Brand-Related | Demographics & Audiences | Food & Restaurants | Industries | Retail & E-Commerce | Teens & Younger | Top Brands

Teens in the US dedicate around 40% of their spending to clothing, accessories and footwear, with another fifth going to food, according to the latest biannual Taking Stock With Teens survey from Piper Jaffray. Both average-income and upper-income teens allocate 60% of their spend to apparel/accessories/shoes and food, with upper-income teens skewing slightly more towards food spending.

For upper-income teens, the largest share of wallet goes to the “social budget” (food, video games, music, movies, events and books), which accounts for 41% of spending. Close behind, 38% of spend goes to the “selfie budget” – for items such as clothing, accessories, personal care, and shoes. Basic needs such as electronics and cars occupy 21% of the overall budget.

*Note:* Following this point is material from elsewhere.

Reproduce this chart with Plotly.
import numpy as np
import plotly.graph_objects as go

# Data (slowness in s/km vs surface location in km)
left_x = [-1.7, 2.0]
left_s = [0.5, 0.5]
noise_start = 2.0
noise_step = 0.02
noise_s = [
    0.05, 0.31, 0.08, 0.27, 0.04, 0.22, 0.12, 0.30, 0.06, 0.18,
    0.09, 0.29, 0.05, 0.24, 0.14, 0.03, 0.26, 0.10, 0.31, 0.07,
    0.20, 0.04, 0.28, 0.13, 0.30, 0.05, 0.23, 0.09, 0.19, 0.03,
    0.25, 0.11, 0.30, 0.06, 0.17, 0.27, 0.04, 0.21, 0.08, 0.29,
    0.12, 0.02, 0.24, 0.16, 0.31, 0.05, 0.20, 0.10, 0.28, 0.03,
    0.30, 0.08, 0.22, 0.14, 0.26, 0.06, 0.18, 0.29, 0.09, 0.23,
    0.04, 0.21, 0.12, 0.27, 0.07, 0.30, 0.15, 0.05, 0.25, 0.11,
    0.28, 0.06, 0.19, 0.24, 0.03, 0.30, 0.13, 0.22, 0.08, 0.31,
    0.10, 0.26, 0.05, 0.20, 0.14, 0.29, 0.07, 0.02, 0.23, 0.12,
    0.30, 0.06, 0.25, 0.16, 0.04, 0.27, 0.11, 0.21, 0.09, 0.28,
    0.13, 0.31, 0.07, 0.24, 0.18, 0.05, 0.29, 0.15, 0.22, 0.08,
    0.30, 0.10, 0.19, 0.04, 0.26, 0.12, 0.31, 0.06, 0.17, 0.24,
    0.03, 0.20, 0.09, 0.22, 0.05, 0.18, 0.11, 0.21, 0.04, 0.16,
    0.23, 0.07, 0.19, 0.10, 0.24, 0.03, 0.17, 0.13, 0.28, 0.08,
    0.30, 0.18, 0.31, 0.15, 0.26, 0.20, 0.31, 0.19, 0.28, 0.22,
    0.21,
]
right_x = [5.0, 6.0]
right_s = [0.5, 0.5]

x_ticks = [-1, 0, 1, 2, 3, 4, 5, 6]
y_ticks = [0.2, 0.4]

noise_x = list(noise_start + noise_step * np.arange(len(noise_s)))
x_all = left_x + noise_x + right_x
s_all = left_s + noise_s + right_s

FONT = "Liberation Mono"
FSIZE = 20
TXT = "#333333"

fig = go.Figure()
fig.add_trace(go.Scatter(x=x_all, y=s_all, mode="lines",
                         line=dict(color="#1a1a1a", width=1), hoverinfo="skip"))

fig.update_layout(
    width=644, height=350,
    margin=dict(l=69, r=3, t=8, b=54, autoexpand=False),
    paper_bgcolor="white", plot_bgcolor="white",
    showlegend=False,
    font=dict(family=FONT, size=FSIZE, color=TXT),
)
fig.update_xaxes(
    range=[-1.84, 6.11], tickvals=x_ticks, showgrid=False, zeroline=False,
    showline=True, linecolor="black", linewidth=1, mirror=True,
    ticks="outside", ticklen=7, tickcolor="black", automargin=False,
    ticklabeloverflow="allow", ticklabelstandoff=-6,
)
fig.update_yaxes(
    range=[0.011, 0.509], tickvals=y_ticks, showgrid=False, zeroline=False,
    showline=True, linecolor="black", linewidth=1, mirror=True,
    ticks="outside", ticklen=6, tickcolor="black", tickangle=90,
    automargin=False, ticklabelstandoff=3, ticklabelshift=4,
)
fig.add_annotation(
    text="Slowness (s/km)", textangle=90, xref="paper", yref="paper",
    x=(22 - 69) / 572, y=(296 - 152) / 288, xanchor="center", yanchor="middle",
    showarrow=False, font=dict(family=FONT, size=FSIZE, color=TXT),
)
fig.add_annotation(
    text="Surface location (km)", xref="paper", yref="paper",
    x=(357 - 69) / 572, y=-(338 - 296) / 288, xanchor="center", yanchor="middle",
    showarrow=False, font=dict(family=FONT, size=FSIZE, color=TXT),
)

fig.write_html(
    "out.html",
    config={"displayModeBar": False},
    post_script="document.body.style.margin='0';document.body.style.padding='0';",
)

Male teens tend to spend more on social than selfie budgets, while for female teens the selfie budget takes precedence.

Food vs. Clothing

In comparing spending strictly on clothing (excluding accessories and shoes) with spending on food, the report shows that teens’ spending has trended more towards restaurants in recent years.

There are some differences in teen spend on a gender basis, per the report. Males spend a larger share of their wallets on food (22%) than clothing (17%), while the opposite is true for women (22% and 24%, respectively).

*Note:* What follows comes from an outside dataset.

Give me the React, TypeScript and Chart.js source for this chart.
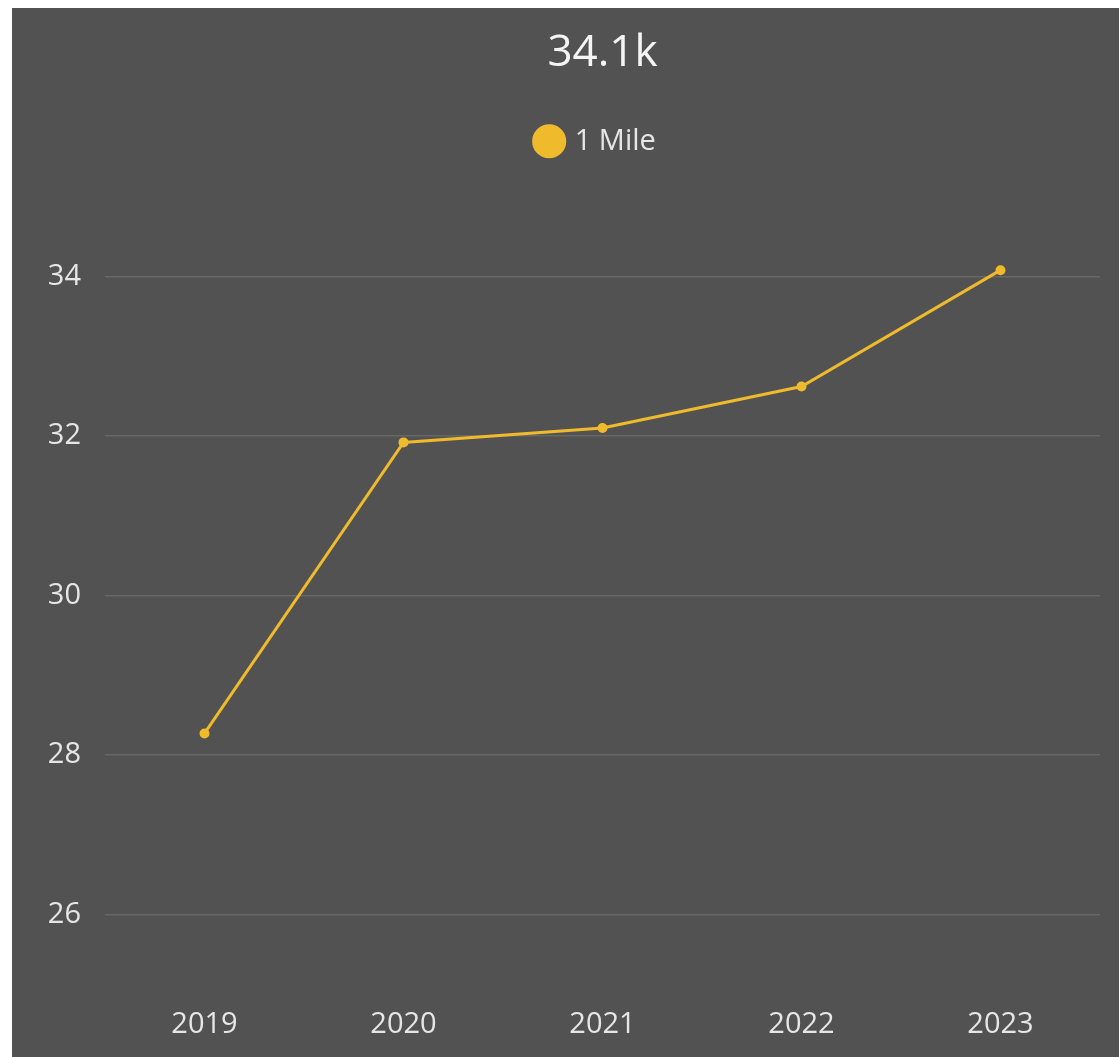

As for trends within the restaurant industry, this latest edition of the survey shows that limited-service establishments continue to be preferred to full-service brands. That represents a transition from 2009 and 2010, when full-service restaurants were the preferred type.

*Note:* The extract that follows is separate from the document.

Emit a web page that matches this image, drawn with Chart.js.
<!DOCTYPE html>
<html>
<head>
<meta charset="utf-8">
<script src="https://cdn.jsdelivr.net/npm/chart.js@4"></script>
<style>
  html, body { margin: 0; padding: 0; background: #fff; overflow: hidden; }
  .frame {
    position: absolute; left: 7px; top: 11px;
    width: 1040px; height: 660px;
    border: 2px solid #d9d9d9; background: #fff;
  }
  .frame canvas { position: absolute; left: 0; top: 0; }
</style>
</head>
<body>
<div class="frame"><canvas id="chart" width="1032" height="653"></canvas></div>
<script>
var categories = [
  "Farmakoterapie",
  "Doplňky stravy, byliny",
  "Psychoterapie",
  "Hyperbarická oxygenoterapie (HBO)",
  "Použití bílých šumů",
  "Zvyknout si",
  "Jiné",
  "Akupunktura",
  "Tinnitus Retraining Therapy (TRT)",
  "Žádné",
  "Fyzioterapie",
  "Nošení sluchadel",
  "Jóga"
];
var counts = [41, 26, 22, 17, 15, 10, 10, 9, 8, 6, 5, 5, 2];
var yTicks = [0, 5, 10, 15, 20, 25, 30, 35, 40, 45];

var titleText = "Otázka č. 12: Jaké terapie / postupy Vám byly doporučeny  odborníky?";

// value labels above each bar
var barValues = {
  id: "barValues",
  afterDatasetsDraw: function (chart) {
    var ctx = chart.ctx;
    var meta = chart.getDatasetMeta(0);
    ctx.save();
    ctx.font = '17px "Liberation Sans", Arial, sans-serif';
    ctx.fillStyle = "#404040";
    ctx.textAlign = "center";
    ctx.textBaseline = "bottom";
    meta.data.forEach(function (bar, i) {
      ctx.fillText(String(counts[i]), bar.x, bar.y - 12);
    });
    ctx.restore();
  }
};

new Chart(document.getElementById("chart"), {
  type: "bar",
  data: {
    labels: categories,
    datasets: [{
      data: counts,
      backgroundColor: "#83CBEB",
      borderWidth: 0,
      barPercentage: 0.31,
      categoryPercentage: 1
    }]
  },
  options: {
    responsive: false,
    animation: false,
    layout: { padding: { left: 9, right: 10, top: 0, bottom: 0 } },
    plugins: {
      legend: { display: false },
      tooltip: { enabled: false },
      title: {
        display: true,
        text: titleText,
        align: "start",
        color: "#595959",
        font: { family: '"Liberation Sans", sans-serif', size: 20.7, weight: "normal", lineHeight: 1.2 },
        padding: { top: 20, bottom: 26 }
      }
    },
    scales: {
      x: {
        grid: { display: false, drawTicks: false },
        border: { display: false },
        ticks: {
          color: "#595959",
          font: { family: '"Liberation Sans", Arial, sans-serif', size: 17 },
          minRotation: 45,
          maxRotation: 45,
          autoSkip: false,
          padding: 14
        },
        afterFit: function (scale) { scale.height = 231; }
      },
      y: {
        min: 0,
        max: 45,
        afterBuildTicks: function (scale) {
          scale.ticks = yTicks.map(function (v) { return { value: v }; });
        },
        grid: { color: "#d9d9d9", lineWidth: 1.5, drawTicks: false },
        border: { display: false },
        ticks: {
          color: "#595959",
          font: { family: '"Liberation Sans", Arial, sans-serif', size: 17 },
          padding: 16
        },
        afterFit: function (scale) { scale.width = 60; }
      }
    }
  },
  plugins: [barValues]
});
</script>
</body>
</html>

Starbucks remains the preferred restaurant brand for both upper-income and average-income teens, as it has for most iterations of the survey this decade.

Where Are Teens Spending?

There’s been a strong shift in teens’ channel preferences away from department and specialty stores to online only e-retailers in Piper Jaffray’s survey. That’s not necessarily backed by other data suggesting that in-store shopping is the preference for Gen Z.

Still, there’s a clear leader in e-commerce destinations: the omni-present Amazon. An impressive 49% of upper-income teens say that Amazon is their favorite website to purchase from. Nike – while being the preferred overall clothing brand, athletic clothing brand and footwear brand – is a very distant second, cited by 6%.

About the Data: The report is based on a survey of 6,100 teens with an average age of 15.9. Some 54% of respondents are male, and the sample’s average household income is $66,100.

Among respondents, 1,500 qualify as upper-income, with an average household income almost double that of average-income respondents ($101k and $55k, respectively).